How can one prove the following statement?

Let $f:[0,1]\to [0,1]$ be a homeomorphism. If $x\in\operatorname{Per}(f)$ then the period of $x$ can't be greater than $2$, i.e, $f(x)=x$ or $f^2(x)=x$.

Answer 1

$f$ must be strictly monotonic, otherwise it cannot be bijective and continuous.

If $f$ is a homeomorphism, then so is $f^n$.

If $f$ is strictly increasing, then any periodic point must have period 1. If not, and $x$ is a fixed point of $f^n$ (but not $f^{n-1}$), then either $x< f(x) < f^2(x) < \cdots < f^n(x) = x$, or $x> f(x) > f^2(x) > \cdots > f^n(x) = x$ which gives a contradiction.

So, we can assume that $f$ is strictly decreasing.

Then $f^{2n}$ is strictly increasing and $f^{2n+1}$ is strictly decreasing.

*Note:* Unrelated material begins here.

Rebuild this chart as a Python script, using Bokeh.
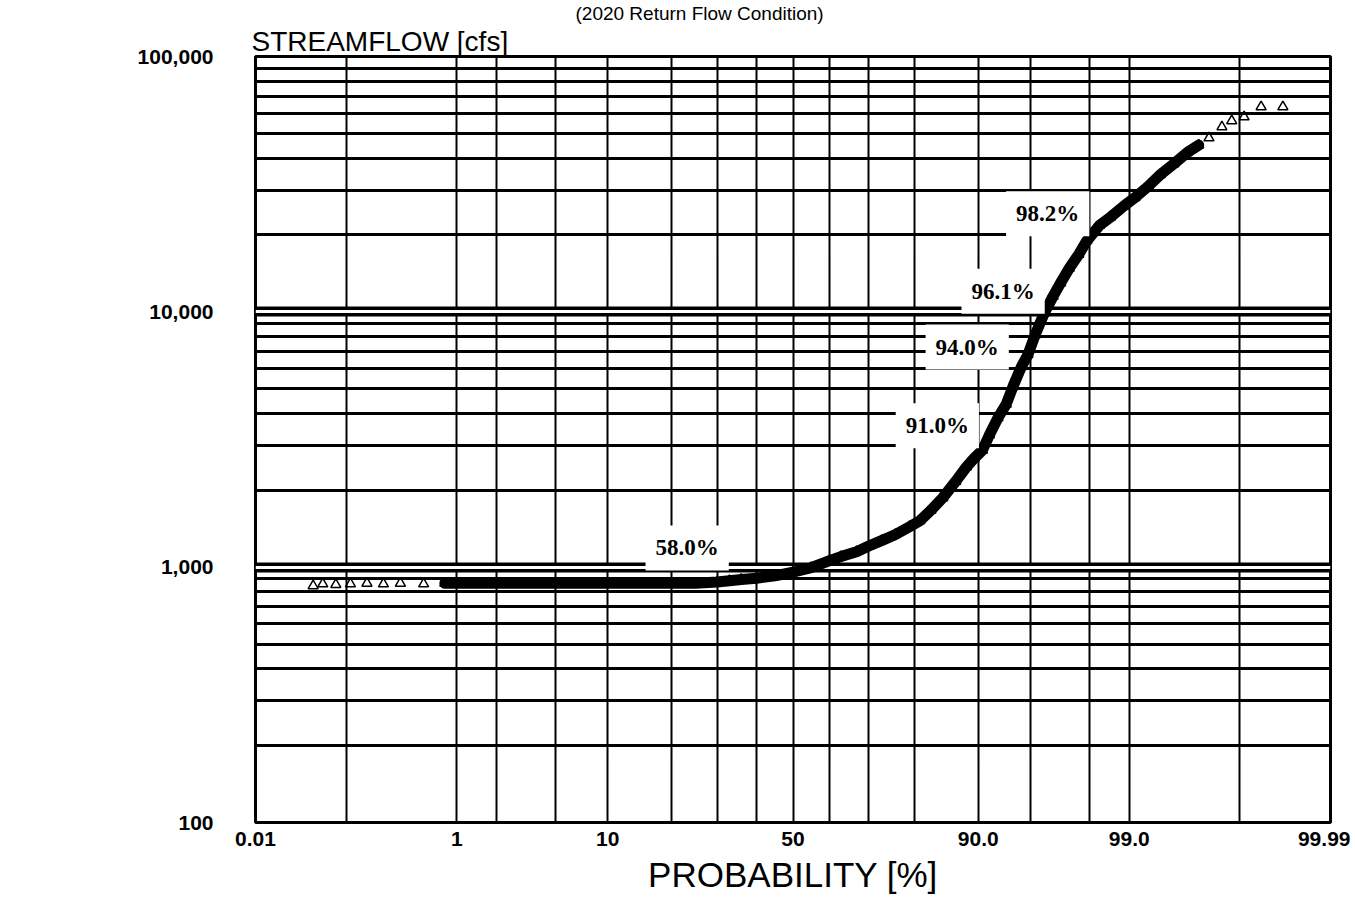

The intermediate value theorem shows that $f$ has a fixed point and since $f$ is strictly decreasing, this fixed point is unique. Since this fixed point is also a fixed point of $f^{2n+1}$, the fact that $f^{2n+1}$ is strictly decreasing shows that the unique fixed point of $f^{2n+1}$ is the same as the fixed point of $f$, and in particular must have period 1.

Since $f^2$ is strictly increasing, the periodic points of $f^2$ must have period 1. This shows that any fixed point of $f^{2n}$ must also be a fixed point of $f^2$.

Hence we have $\operatorname{Per}(f) = \{ x | f(x) =x \} \cup \{ x | f^2(x) = x \}$.